PCF : Un anniversaire sous cloche

Le 25 décembre 1920 s’ouvrait le congrès de Tours, d’où naîtra le Parti communiste français. Le contexte sanitaire gâche un peu la célébration.

Roni Gocer  • 16 décembre 2020 abonné·es
PCF : Un anniversaire sous cloche
Fabien Roussel, secrétaire général du PCF, à la manifestation du 15 octobre 2020 à Paris.
© Georges Gonon-Guillermas / Hans Lucas / Hans Lucas via AFP

Le Covid-19 aurait pu gâcher un anniversaire de plus. Alors que l’année 2020 devait être « l’année du centenaire », les deux confinements ont obligé le Parti communiste français à revoir ses plans. La célébration aurait dû commencer dès mars (après la date qui aurait dû être celle du deuxième tour des élections municipales) à travers plusieurs événements ; elle prend finalement une forme plus sobre mais se maintient d’une manière ou d’une autre (1). On célèbre ainsi le souvenir des résistants en accrochant leur portrait aux grilles du siège parisien du parti, place du -Colonel-Fabien. Deux expositions ont été repoussées au début de l’année 2021. Elles mettront en lumière les liens que le PCF a entretenus avec des artistes renommés comme Picasso, Fernand Léger ou Marcel Duchamp, dont le parti possède sa Joconde, intitulée L.H.O.O.Q. (2).

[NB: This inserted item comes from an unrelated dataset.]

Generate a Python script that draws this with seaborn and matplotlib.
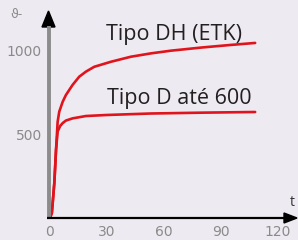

Historien et membre du bureau exécutif du PCF, Guillaume Roubaud-Quashie supervise le déroulement du centenaire. Au-delà de l’histoire artistique ou résistante du parti, il s’agit surtout de commémorer son histoire politique. Au cours du siècle écoulé, les événements sont principalement concentrés sur la période allant de 1936 à 1947, explique l’historien. « Pour le parti, c’est un moment particulier d’apogée et de construction. Ça correspond à une période de pouvoir qui a mené à des réalisations très concrètes pour les travailleurs, que nous voulions présenter. »

Les temps qui précèdent la naissance du Parti communiste français fournissent aussi un éclairage intéressant. L’année 1919 est marquée par l’échec d’une grande grève de cheminots et les dissensions au sein du mouvement ouvrier entre les révolutionnaires et les réformistes. C’est dans ce contexte que se réunissent en congrès, à Tours, les membres de la Section française de l’Internationale ouvrière, du 25 au 30 décembre 1920. Les images d’époque de l’ancienne salle du manège – lieu coutumier des réunions politiques, aujourd’hui rasé – montrent de longues tablées d’hommes en costume, fixant la tribune en bois qui leur fait face. C’est une atmosphère d’ébullition politique que le Musée de l’histoire vivante de Montreuil a voulu mettre en scène dans une exposition intitulée « Aux alentours du congrès de Tours, 1914-1924 ». L’un des trois commissaires de l’exposition, Éric Lafon, raconte : « Pour recontextualiser le congrès, on a voulu prendre une période plus large, marquée par le traumatisme de la Première Guerre mondiale et le succès de la révolution bolchevique. Et puis on rappelle que, à l’époque, le congrès n’est pas considéré comme un événement marquant. »

Les divergences sur la manière d’arriver au pouvoir créent une fracture profonde au sein des militants de la SFIO. Une grande majorité souhaitent adhérer à la IIIe Internationale, fondée à Moscou par les bolcheviques en mars 1919, alors qu’une minorité s’y refuse. Le vote tranchera de manière écrasante en faveur d’une adhésion à la IIIe Internationale, conduisant à la création d’une Section française de l’Internationale communiste, futur Parti communiste français. « On a voulu sortir de l’histoire canonique, montrer qu’il y avait, par-delà ces lignes de démarcation, une diversité de courants et de positions, explique Éric Lafon. Pour mettre en scène quelque chose d’aussi abstrait, nous utilisons des affiches, des discours, des tracts. Et la presse, avec les deux journaux au centre du conflit, L’Humanité côté communiste et Le Populaire pour la SFIO. » Interrompue par le second confinement, l’exposition sera prolongée jusqu’à la fin février.

(1) Voir la page Facebook « Centenaire du PCF – 100 ans d’avenir » (facebook.com/centenairepcf)

(2) Duchamp l’avait offerte à Aragon, lequel en a fait don au parti, qui l’a placée en dépôt pour 99 ans au Centre Pompidou.